Exercise goal: The copy must start at the line that contains "Output the Python" and finish at the line that contains "0.980, 0.990, 1.0]", reproducing each line exactly. Any picture in that span is omitted.

Data for this task:
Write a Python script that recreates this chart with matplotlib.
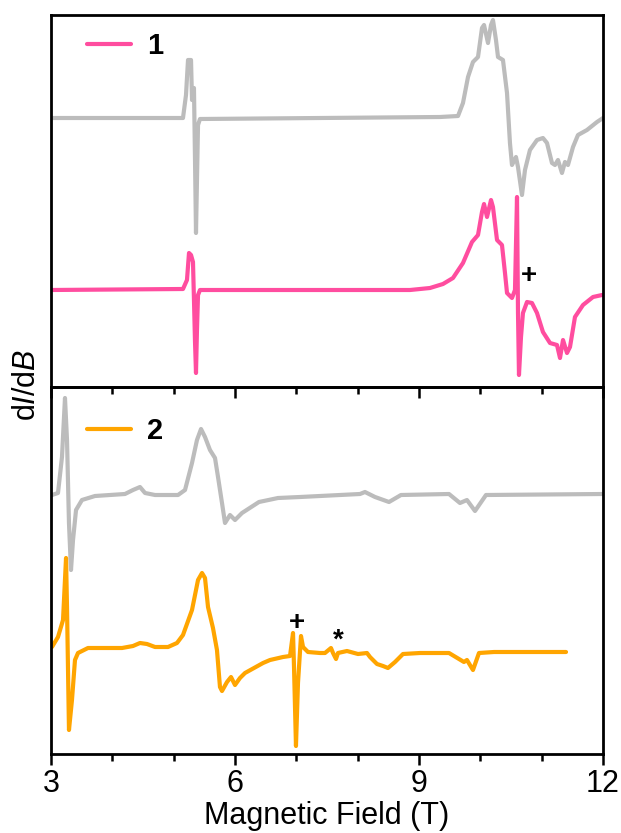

...

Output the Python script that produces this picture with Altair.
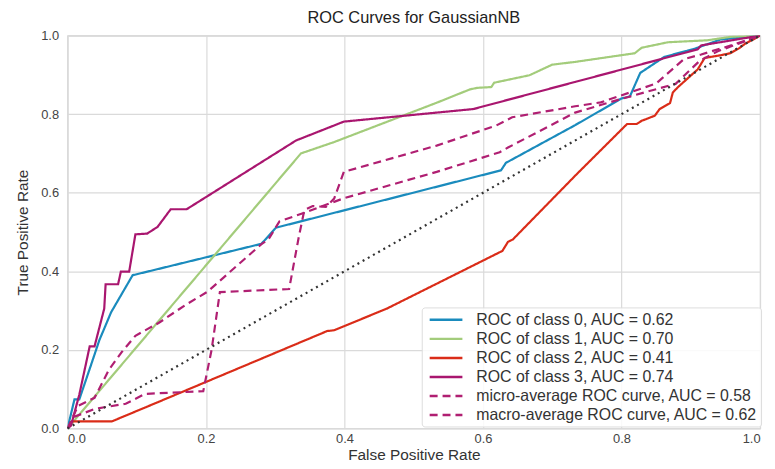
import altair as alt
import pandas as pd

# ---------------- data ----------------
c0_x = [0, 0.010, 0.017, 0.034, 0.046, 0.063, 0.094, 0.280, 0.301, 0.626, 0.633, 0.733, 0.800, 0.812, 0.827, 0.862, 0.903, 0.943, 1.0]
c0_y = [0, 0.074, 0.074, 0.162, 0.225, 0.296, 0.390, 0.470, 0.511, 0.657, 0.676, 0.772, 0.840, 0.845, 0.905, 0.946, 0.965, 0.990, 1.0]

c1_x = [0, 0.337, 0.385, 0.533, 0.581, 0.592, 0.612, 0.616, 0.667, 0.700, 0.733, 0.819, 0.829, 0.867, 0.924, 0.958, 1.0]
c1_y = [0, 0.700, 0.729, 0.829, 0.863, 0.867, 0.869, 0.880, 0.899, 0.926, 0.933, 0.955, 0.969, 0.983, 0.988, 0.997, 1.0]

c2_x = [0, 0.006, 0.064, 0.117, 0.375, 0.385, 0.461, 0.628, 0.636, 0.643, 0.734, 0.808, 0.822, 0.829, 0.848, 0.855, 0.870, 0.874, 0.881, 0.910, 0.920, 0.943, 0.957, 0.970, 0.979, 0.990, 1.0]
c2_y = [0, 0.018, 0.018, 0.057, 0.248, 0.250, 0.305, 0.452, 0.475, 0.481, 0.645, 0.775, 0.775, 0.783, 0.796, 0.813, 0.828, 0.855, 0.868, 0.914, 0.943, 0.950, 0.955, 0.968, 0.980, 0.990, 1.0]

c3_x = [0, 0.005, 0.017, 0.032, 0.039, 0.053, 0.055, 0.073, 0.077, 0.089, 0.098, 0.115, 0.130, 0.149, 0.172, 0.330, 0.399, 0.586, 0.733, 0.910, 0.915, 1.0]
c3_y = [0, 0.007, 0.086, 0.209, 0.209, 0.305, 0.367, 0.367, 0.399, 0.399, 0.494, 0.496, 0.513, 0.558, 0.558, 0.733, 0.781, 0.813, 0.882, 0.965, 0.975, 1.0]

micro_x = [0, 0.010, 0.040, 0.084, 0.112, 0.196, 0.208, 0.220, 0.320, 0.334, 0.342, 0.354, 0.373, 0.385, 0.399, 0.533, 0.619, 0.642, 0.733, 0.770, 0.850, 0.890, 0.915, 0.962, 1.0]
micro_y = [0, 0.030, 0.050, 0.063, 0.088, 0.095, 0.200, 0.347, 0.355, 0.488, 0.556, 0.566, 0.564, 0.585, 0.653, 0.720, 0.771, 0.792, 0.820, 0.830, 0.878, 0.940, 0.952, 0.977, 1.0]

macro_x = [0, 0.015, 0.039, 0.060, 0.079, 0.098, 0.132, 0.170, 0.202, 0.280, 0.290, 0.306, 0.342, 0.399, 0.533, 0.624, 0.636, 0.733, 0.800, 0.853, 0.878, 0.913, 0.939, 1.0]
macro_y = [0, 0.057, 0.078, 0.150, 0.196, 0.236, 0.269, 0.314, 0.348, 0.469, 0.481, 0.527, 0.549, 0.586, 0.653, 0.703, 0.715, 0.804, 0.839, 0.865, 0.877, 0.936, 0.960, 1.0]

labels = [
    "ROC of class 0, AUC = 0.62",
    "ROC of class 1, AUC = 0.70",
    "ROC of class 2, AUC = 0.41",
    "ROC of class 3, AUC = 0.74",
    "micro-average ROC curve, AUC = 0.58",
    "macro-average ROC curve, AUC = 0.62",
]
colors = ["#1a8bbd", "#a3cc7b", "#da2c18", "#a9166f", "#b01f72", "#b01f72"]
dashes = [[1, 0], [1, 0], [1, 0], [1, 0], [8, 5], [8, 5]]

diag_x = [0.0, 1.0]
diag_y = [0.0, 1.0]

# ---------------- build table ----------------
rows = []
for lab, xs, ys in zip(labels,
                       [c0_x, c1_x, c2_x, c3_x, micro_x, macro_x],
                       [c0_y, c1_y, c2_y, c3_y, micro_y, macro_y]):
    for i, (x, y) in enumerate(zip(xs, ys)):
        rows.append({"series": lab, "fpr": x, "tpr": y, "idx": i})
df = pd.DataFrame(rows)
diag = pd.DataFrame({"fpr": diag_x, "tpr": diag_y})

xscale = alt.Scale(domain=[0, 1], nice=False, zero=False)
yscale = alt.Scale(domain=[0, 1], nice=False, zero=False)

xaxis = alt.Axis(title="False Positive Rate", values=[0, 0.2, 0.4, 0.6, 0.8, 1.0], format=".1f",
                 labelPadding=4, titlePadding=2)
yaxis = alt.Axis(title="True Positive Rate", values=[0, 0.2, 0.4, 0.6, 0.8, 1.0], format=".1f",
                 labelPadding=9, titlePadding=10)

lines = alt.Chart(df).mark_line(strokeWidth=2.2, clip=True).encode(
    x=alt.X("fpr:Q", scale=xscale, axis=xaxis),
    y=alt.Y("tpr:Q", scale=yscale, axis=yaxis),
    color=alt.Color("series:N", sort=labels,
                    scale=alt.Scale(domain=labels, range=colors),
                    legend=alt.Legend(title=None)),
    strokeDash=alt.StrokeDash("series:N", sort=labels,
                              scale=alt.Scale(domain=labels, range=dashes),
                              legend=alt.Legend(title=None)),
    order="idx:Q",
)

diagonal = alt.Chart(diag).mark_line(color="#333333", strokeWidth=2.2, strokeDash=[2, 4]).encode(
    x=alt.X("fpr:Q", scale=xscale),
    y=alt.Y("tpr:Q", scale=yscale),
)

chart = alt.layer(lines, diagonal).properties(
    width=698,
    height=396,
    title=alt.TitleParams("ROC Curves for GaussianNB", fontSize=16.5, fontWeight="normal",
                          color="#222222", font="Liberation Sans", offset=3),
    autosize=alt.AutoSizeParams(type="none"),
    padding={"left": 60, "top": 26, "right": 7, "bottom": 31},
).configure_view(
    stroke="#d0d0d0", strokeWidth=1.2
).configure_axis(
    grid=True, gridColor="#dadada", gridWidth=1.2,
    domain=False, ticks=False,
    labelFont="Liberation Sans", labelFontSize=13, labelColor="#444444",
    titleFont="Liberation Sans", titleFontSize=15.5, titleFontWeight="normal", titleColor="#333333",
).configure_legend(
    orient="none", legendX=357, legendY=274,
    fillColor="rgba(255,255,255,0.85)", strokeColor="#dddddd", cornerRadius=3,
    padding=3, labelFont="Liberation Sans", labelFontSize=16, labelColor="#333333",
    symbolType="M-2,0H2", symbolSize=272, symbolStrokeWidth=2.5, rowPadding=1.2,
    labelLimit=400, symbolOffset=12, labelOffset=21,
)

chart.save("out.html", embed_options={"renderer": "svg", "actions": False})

---

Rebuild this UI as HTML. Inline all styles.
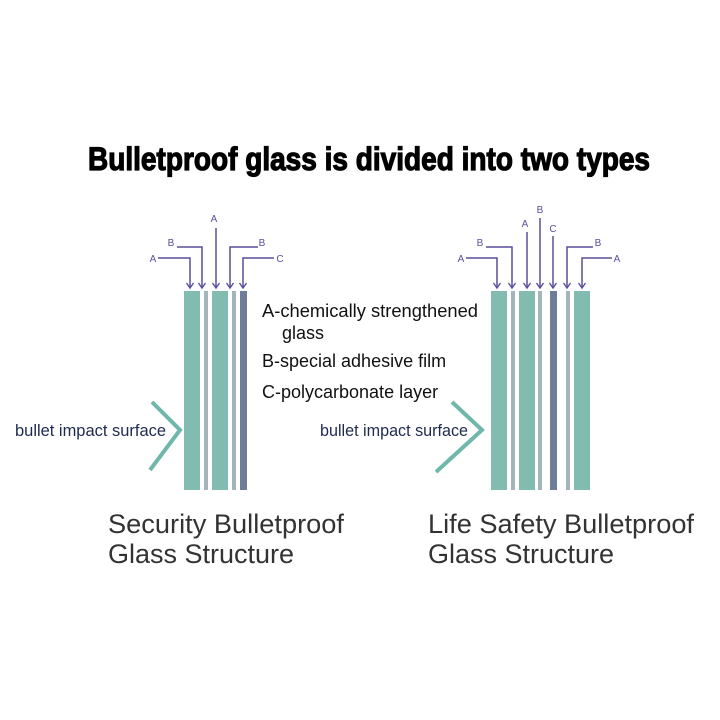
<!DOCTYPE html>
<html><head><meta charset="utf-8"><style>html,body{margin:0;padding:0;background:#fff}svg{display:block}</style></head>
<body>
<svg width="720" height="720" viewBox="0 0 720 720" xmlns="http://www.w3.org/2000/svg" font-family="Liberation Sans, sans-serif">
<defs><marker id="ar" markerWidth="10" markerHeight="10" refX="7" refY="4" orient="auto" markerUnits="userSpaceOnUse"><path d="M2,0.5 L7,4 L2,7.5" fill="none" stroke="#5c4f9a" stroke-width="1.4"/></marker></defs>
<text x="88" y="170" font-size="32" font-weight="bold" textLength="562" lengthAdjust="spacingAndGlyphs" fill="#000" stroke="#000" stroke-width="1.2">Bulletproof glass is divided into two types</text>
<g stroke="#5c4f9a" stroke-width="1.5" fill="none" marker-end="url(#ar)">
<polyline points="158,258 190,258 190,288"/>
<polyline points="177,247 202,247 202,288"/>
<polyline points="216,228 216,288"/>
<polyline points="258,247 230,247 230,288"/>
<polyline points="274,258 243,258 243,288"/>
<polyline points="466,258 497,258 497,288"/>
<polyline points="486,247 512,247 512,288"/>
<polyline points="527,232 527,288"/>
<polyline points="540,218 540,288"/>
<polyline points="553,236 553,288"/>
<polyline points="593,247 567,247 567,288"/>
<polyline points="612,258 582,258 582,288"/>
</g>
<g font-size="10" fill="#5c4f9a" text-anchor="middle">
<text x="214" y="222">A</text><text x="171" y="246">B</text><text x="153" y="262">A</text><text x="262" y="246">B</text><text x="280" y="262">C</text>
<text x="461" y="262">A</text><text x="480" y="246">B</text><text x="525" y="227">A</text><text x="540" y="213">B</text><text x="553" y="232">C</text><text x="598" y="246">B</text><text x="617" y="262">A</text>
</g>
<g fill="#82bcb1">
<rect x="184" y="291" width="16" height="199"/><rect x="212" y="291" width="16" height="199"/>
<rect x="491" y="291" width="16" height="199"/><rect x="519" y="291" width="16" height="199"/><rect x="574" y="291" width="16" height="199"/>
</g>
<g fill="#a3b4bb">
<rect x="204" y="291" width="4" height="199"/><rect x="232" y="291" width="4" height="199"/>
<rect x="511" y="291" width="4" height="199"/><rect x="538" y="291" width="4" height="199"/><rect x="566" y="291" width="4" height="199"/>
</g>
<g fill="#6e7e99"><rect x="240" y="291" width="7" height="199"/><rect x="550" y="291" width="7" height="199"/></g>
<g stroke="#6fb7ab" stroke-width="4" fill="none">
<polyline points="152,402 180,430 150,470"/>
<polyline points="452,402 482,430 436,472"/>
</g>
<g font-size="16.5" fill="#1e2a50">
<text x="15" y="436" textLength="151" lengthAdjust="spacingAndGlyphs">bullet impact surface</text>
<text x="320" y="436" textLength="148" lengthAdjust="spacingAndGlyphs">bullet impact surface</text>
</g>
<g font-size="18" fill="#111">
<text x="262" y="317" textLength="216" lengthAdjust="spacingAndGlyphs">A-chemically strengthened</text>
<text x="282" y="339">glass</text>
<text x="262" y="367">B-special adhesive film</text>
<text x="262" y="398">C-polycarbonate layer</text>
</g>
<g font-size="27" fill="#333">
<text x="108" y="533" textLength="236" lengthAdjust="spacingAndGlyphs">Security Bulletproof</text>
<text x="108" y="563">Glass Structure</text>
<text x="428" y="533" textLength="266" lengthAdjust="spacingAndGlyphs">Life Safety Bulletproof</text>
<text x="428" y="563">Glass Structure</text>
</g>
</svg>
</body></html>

Reply:
Output the Python script that produces this picture with Altair.
import altair as alt
import pandas as pd

# ---------------- data ----------------
c0_x = [0, 0.010, 0.017, 0.034, 0.046, 0.063, 0.094, 0.280, 0.301, 0.626, 0.633, 0.733, 0.800, 0.812, 0.827, 0.862, 0.903, 0.943, 1.0]
c0_y = [0, 0.074, 0.074, 0.162, 0.225, 0.296, 0.390, 0.470, 0.511, 0.657, 0.676, 0.772, 0.840, 0.845, 0.905, 0.946, 0.965, 0.990, 1.0]

c1_x = [0, 0.337, 0.385, 0.533, 0.581, 0.592, 0.612, 0.616, 0.667, 0.700, 0.733, 0.819, 0.829, 0.867, 0.924, 0.958, 1.0]
c1_y = [0, 0.700, 0.729, 0.829, 0.863, 0.867, 0.869, 0.880, 0.899, 0.926, 0.933, 0.955, 0.969, 0.983, 0.988, 0.997, 1.0]

c2_x = [0, 0.006, 0.064, 0.117, 0.375, 0.385, 0.461, 0.628, 0.636, 0.643, 0.734, 0.808, 0.822, 0.829, 0.848, 0.855, 0.870, 0.874, 0.881, 0.910, 0.920, 0.943, 0.957, 0.970, 0.979, 0.990, 1.0]
c2_y = [0, 0.018, 0.018, 0.057, 0.248, 0.250, 0.305, 0.452, 0.475, 0.481, 0.645, 0.775, 0.775, 0.783, 0.796, 0.813, 0.828, 0.855, 0.868, 0.914, 0.943, 0.950, 0.955, 0.968, 0.980, 0.990, 1.0]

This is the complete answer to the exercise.